NRI: Autonomous Synthesis of Haptic Languages
Northwestern University, Evanston IL
Investigators
Abstract
This project develops algorithms that enable a robot to physically explore its environment using touch and to construct a language that it can use to describe that environment. The steps include exploring an environment while actively seeking information and then detecting potential elements of a language to describe what was touched. A secondary phase involves taking the set of language elements and compressing the language itself so that sensing, storage, and communication are all more efficient and more robust. The work will use a robot equipped with a robotic arm, hand, and fingertip sensors to describe objects and surfaces it encounters, all without any information about the objects provided beforehand. The importance of the work stems from the need for robots to operate in environments where touch is the only reliable sensory source. For instance, underwater applications often have limited visibility and dexterous manipulation can suffer from visual occlusion due to the hand itself. This research will enable robots to be more responsive to touch and more reliable in vision-impoverished environments. A key technical tool used in this work is ergodic control, a computational technique that finds exploration strategies matching desired statistics. Symbol detection involves finding definitions of dynamic sensor evolution that minimize measures of variability.

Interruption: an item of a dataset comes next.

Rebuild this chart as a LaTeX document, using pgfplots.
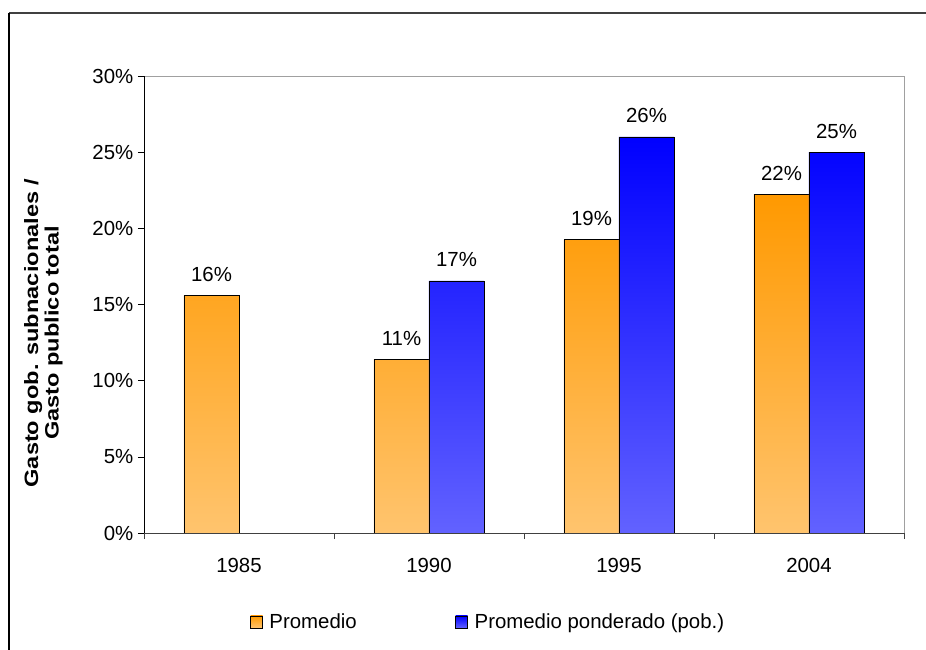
\documentclass[border=0pt]{standalone}
\usepackage{fontspec}
\setmainfont{Liberation Sans}
\usepackage{pgfplots}
\pgfplotsset{compat=1.18}
\definecolor{orTop}{RGB}{255,153,0}
\definecolor{orBot}{RGB}{255,196,110}
\definecolor{blTop}{RGB}{0,0,255}
\definecolor{blBot}{RGB}{98,98,255}
\definecolor{frameGray}{RGB}{160,160,160}
\definecolor{darkline}{RGB}{64,64,64}
\begin{document}
\begin{tikzpicture}
\begin{axis}[
  at={(0,0)}, anchor=south west,
  scale only axis,
  width=570pt, height=342.75pt,
  xmin=-0.5, xmax=3.5,
  ymin=0, ymax=30,
  xtick={0,1,2,3},
  xticklabels={1985,1990,1995,2004},
  x tick style={draw=none},
  extra x ticks={-0.5,0.5,1.5,2.5,3.5},
  extra x tick labels={},
  extra x tick style={x tick style={draw=darkline, thin}, major tick length=4.5pt, tick align=outside},
  ytick={0,5,10,15,20,25,30},
  yticklabels={0\%,5\%,10\%,15\%,20\%,25\%,30\%},
  tick align=outside,
  major tick length=4.5pt,
  xtick pos=bottom, ytick pos=left,
  y tick style={draw=black, thin},
  axis line style={draw=frameGray, thin},
  tick label style={font=\fontsize{15.3}{17}\selectfont},
  xticklabel style={yshift=-11pt},
  /pgf/number format/assume math mode=true,
  ylabel={\scalebox{1.22}[1]{\begin{tabular}{@{}c@{}}Gasto gob. subnacionales /\\[-1pt]Gasto publico total\end{tabular}}},
  ylabel style={font=\fontsize{14.5}{16.5}\selectfont\bfseries, at={(axis description cs:-0.1316,0.4376)}, anchor=center},
  ybar,
  bar width=41.25pt,
  nodes near coords={\pgfmathprintnumber[fixed,precision=0]{\pgfplotspointmeta}\%},
  every node near coord/.append style={font=\fontsize{15.3}{17}\selectfont, anchor=base, inner sep=0pt, yshift=10.5pt},
  legend columns=2,
  legend style={draw=none, fill=none, at={(axis description cs:0.1395,-0.1947)}, anchor=west,
    font=\fontsize{15.3}{17}\selectfont, inner sep=0pt,
    nodes={inner sep=0pt},
    /tikz/every odd column/.append style={column sep=5pt},
    /tikz/every even column/.append style={column sep=74pt}},
  legend image code/.code={\draw[#1, draw=black] (0pt,-4.5pt) rectangle (9pt,4.5pt);},
  clip=false,
]
\addplot[ybar, bar shift=-20.625pt, draw=black, thin, top color=orTop, bottom color=orBot]
  coordinates {(0,15.6) (1,11.4) (2,19.25) (3,22.25)};
\addlegendentry{Promedio}
\addplot[ybar, bar shift=20.625pt, draw=black, thin, top color=blTop, bottom color=blBot]
  coordinates {(1,16.55) (2,26.0) (3,25.0)};
\addlegendentry{Promedio ponderado (pob.)}
\draw[black, thin] (axis description cs:0,0) -- (axis description cs:0,1);
\draw[darkline, thin] (axis description cs:0,0) -- (axis description cs:1,0);
\end{axis}
\draw[darkline, line width=1.2pt] (-101.25pt,390pt) -- (586.5pt,390pt);
\draw[black, line width=1.2pt] (-101.25pt,390pt) -- (-101.25pt,-87.75pt);
\pgfresetboundingbox
\path[use as bounding box] (-108pt,-87.75pt) rectangle (586.5pt,399.75pt);
\end{tikzpicture}
\end{document}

Language minimization depends on computing the entropy of a language, and finding the minimal language that has the same level of expressiveness. These three mathematical and algorithmic components need to be used in parallel during language creation, and they each have to respect physical limitations on the part of the robot (e.g., computational limitations and physical limitations). Software will be shared through the Robot Operating System (ROS) and TREP (physical simulation and optimal control software).